Our recommendation focused on making Global easier to understand without adding more complexity.

Layer 1: Explain Global upfront
Added a clear tagline, “Find your person, anywhere”, to frame the feature immediately. We also replaced the unclear country pairing with a simple Worldwide / My Country toggle, so users know what type of discovery they are choosing.

Layer 2: Make filters visible and trustworthy
Instead of telling users their preferences will apply “in the next batch,” the redesign shows active filter chips, such as Canada and Japan, plus a live result count: “24 people match, updated just now.”
This helps users see that their filters are working.

Layer 3: Carry Global context into profiles and chats
When a match comes from Global, the app should keep that context visible. A small Global icon and line like “You connected with Irene on Global” helps users remember why the conversation exists.
On the profile view, shared context such as “Currently in Canada, from Beijing” or “You both speak Mandarin” gives users a clearer reason to connect.
Before - Unclear interaction and Navigation of Global.

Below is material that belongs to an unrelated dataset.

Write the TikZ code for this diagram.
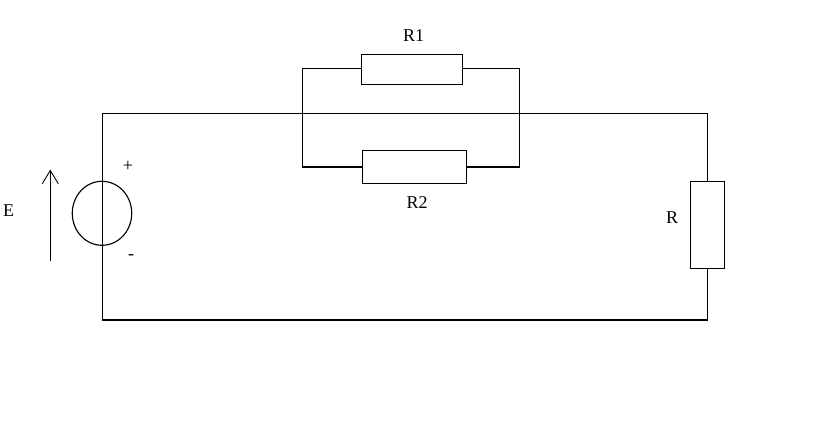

Reflection & Lessons Learned
Designing for Culture Means Listening Beyond the Usability and Interface
This project was not a classic usability test. Because KRUSH is built around Asian dating, social connection, and cultural identity, we had to look beyond whether users could complete a task, which taught me that designing for culture requires more than adding identity labels or cultural references. It requires understanding how people express belonging, evaluate trust, start conversations, and decide whether a space feels meaningful enough to join.
For KRUSH, the opportunity is not only to help users find more matches, but to help them recognize shared context and turn that recognition into a real connection.
Moreover, moderating usability sessions about dating, culture, and identity required extra care. I learned how to ask neutral follow-up questions, avoid leading participants, and give people time to think.
I also became more comfortable with silence. Instead of rushing to fill the pause, I learned to wait and let participants process their thoughts. Many of the most valuable insights came after those quiet moments.
The Future
From Classroom Research to Live Product Iteration
KRUSH has reviewed our findings and shared them with their internal team as they prepare to continue iterating on the app. It was exciting to see our research become useful beyond the classroom and potentially inform a live product experience.
In the future, if I continued this project, I would next focus on testing the areas we could not fully explore within the semester's scope, especially Events. Participants saw Events as one of KRUSH’s most unique features, but they still needed clearer event details, trust signals, attendee expectations, and cultural programming before feeling comfortable joining.
I would also prototype and test the key recommendations: clearer Global onboarding, culturally aware conversation starters, more meaningful identity prompts, and stronger Event pages.